The Anatomy of a Massive Leak

The incident surfaced on May 15, 2026, after the security firm GitGuardian identified a repository titled “Private CISA.” The repository contained 844 MB of data, including credentials for three Amazon AWS GovCloud servers and a file containing plaintext passwords for numerous internal systems. Despite this sensitive payload, the information remained exposed to the public for nearly six months before external intervention forced a response.

  • 844 MB of sensitive CISA-related data exposed in a public repository.
  • 3 Amazon AWS GovCloud servers had administrative credentials leaked.
  • 9 automated alerts from GitGuardian were reportedly ignored prior to the May 15 notification.
  • 48 hours were required for CISA to invalidate the compromised keys following the alert.

Defining Channels for Critical Alerts

A major point of failure identified in the official postmortem was the lack of clear, direct lines of communication for reporting internal vulnerabilities.

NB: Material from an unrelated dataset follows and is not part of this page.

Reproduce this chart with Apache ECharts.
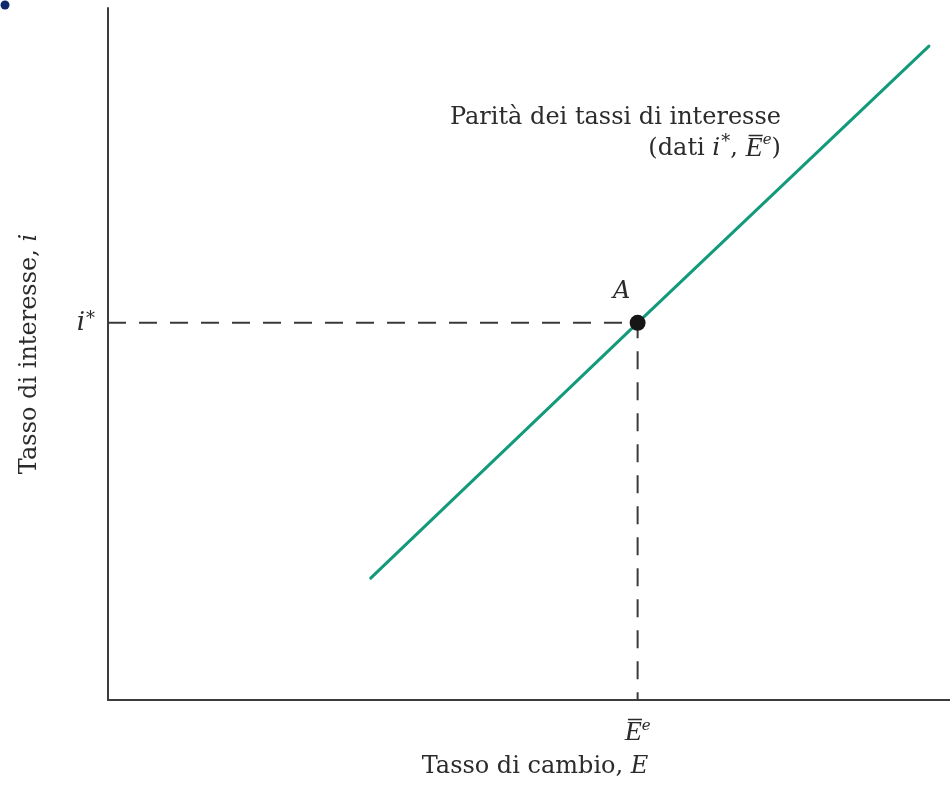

Security researchers attempting to flag the exposure were forced to cycle through various, inefficient channels, including the agency's general vulnerability disclosure platform, which is designed for external product security rather than internal infrastructure mishaps.

“Drawing on this experience, CISA encourages others to maintain mature and well-tested key management capabilities,” the report notes.

The analysis, authored by Preston Werntz and Brad Libbey, admitted that these hurdles hampered the speed of the agency's reaction. By the time the incident reached the correct desks, the delay had already turned a potentially contained event into a long-term exposure risk.

Refining the Response Playbook

The incident highlighted a startling gap: the agency's established cybersecurity incident playbook lacked specific protocols for handling leaks involving cloud services like GitHub. While CISA successfully utilized enhanced logging and zero-trust principles to confirm that no mission data was accessed by unauthorized parties, the lack of a dedicated workflow meant that internal secrets remained live far longer than necessary.

The Necessity of Constant Vigilance

Beyond internal policy shifts, the incident underscores the industry-wide mandate for continuous, rather than quarterly, secrets scanning. Guillaume Valadon of GitGuardian noted that the ability to detect such leaks is the only way to prevent minor contractor oversights from ballooning into significant national security headaches. For organizations, the lesson is clear: establishing a security.txt file is a starting point, but it must be paired with clear, prominent, and tested reporting instructions to ensure that those who find your flaws can reach you before a threat actor does. Ultimately, the willingness of a federal agency to be transparent about its lessons learned sets a new standard for how public and private sectors should communicate during a crisis.